GENREALITY

Archive for November 30th, 2009



Monday, November 30th, 2009 by Carrie Vaughn
The Open-Ended Series

I’m running into a new challenge (I won’t call it a problem — not yet.  That’s another thing people don’t talk about in the writing biz — it never really gets easier.  You trade one set of challenges for another.  If you think selling your first novel and seeing it on the shelves is the end of the road, the ultimate prize, and everything after is sunshine and roses. . . um, not so much.)

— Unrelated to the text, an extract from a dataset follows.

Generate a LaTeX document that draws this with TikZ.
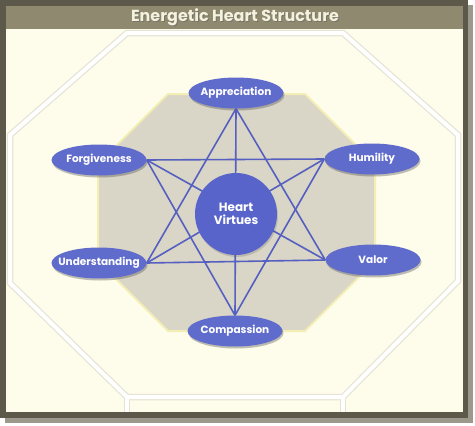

I’m currently writing an open-ended series.  This is not something I had originally planned on doing.  As a reader, I have a bit of an aversion to series.  My usual pattern is to read the first book, and that’s it. I can even like the book and still not read the rest of the series.  Usually, it’s because I can see where it’s going, and I don’t foresee any surprises.  I can count the number of series that I’ve been inspired to read more than one or two books in on one hand, and there are only a couple that I’m an actual fan of.

So here I am, writing an open-ended series.  Not even a trilogy where the end is in sight.  No one is more surprised than I am.  I originally thought the Kitty series would be four, maybe five books tops.  But the series has been successful, and I keep getting ideas, so here I am, plotting the ninth book.  And here’s the challenge.

The series isn’t really open ended.  I’ve known since the third book how the series will end, because I think endings are important and I want to at least feel like I’m heading toward a goal, even if I don’t know how long the journey is going to be.  What this means is right now I’m in the “messy middle” portion of plotting the entire series.

You know the messy middle — that section in the middle of writing a book where everything feels like it’s in shambles and you have a ton of loose threads and no idea what you’re going to do with them, and you wonder if it’s ever going to come together?  I’m there, but with a body of work that could potentially be a million words long.  And I can’t go back and fix the first half if I decide to change something.  Yikes.  So what am I doing about it?

I know where I’ve been — I’ve written eight books so far.  I know where I’m going — I’ve got this image of what happens in the last book, and (like J.K. Rowling, who famously was said to have kept the last chapter of the last Harry Potter book in a lockbox) I know what the last scene is.  Now, I need to assess.  What can I do to draw lines between those two points?  What kind of things still need to happen to set up the ending I want?  What loose ends are hanging out there that I need to tie up?  What plot points can I use that I’ve already set up?  What characters should play a part in all this?

This is going to take a lot of brainstorming and list making.  I’m hoping that when I’m finished, I’ll have a bunch of plot ideas to fill the next couple of books.  The stories will raise the stakes, set the stage, and lead to the big finale that I have in mind.

And I’m very much hoping that when I’m finished, it will look like I had the whole thing planned out this way from the start!